Large proposals should come to the board early and often.

The board needs time to consider an opportunity

From the outset, the initial concept should be brought to the board for their reaction.

Think of it like pre-feasibility - management should be able to explain in simple language how their proposal will contribute to the attainment of agreed strategic goals. The board will be interested to hear management’s reasoning, including the options being considered, the assumptions on which management’s analysis rests, and how management proposes to manage attendant risks. The primary issue is whether a project is a good one or not. If the proposal, at the concept stage, receives a favourable reaction from the board, management can go away and do more work and then bring back a more detailed iteration. If it doesn’t get a good reaction from the board, management can knock it on the head and thereby avoid wasting time.

Board and management need to agree an effective process

Bringing concepts  to the board is something that management can, but should not, struggle with – “we don’t want to take half-baked ideas to the board”.  

Bringing the same proposal to the board multiple times is about being effective. The board can actually help management work the proposal into an acceptable shape. This approach can save management a lot of time in the long run. No board wants their management team working furiously on a proposal for six months that will inevitably be rejected.
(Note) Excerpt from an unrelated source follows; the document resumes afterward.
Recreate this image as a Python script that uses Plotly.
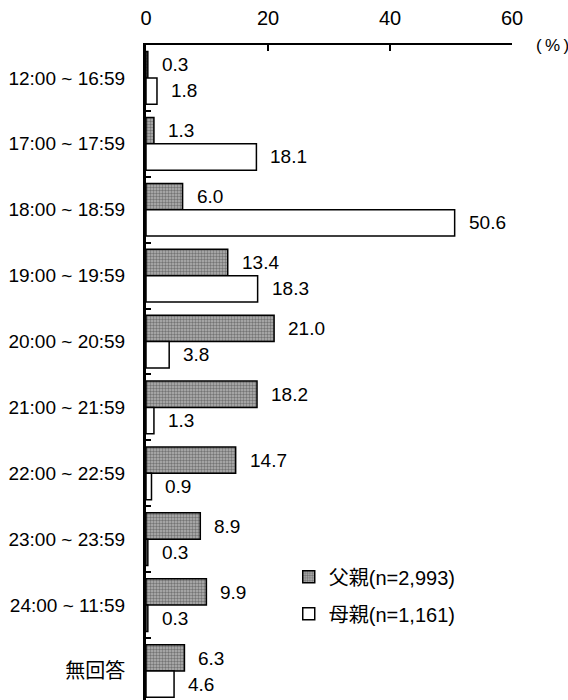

So process is important. The process should be designed by management with the help of the board to be as effective as possible. This often requires a dialogue between the chair and the chief executive about how a concept should be brought to the board and at what stages. This should also consider what are the key points that the board is likely to be interested in. These are all key elements of process management serving to reduce the risk that the board will embarrass management by rejecting a proposal put to it.

How many times a proposal should come to the board really depends on how complex it is, how many options need to be considered  and how many independent experts have been hired to opine on different aspects of it. A proposal could go before a board three, four or five (or more) times.

In the end, everyone in the process wants to feel as if they're doing things that are useful and that they get to the right result. Taking a stepped approach and bringing a proposal to the board multiple times makes it more likely that both management and the board will end up being satisfied with the decision.